UCLA History

Nov. 8, 1928

Blue and Gold Forever

On Nov. 8, 1928, renowned American composer John Philip Sousa was greeted at the Southern Pacific railway station by the UCLA band in downtown Los Angeles during what would be his final national tour.

The March King, 74 years old at the time, led the Bruin band with its bombastic tubas and trilling piccolos in a rousing rendition of America’s national march, his venerable “Stars and Stripes Forever.” The band members, attired in newly commissioned uniforms, featuring a reversible blue-and-gold cape, continued to play while following Sousa’s car from Fifth Street and Central Avenue to the Biltmore Hotel.

Just one year prior, the band — originally formed in 1925 as a 50-member ROTC unit — was recognized by UCLA’s student council as an official campus organization. Musician Ben Laietsky, who had performed with Sousa’s band, was selected as the UCLA band’s first director. Bugler John Vaughn ’32 was its first drum major.

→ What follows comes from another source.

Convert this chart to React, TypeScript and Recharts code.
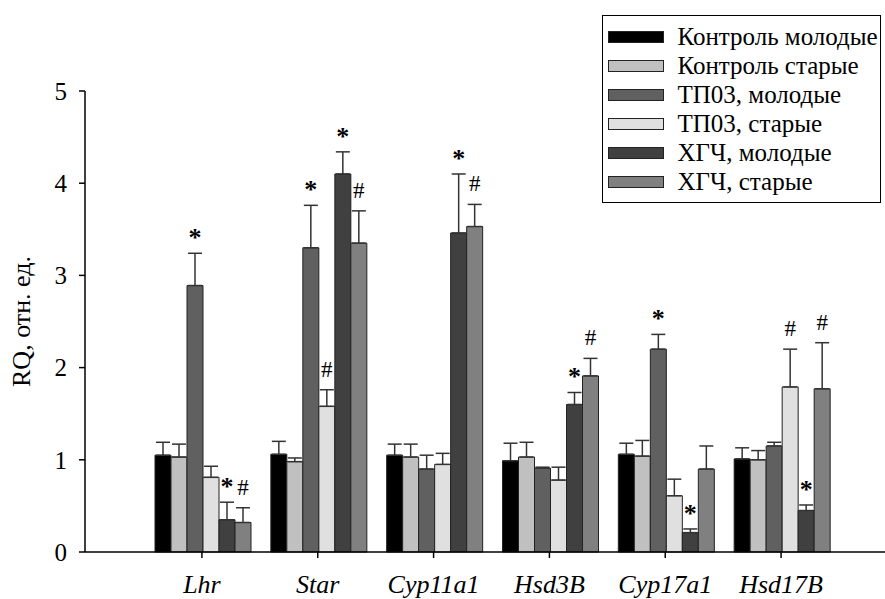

Members of the Associated Students’ executive council were also on hand to celebrate the visit. President Kenneth Piper ’29 remarked that it was a great honor for the band and UCLA students to participate in what was already being rumored as Sousa’s last visit to Los Angeles before retiring from public life.

Sousa died four years later, but the memory of that magical musical day stayed with the Bruin band members for years to come.

Image: Downtown rang to the sound of the march one fall day in 1928, when legendary conductor John Philip Sousa led the UCLA band in a rousing rendition of “Stars and Stripes Forever.”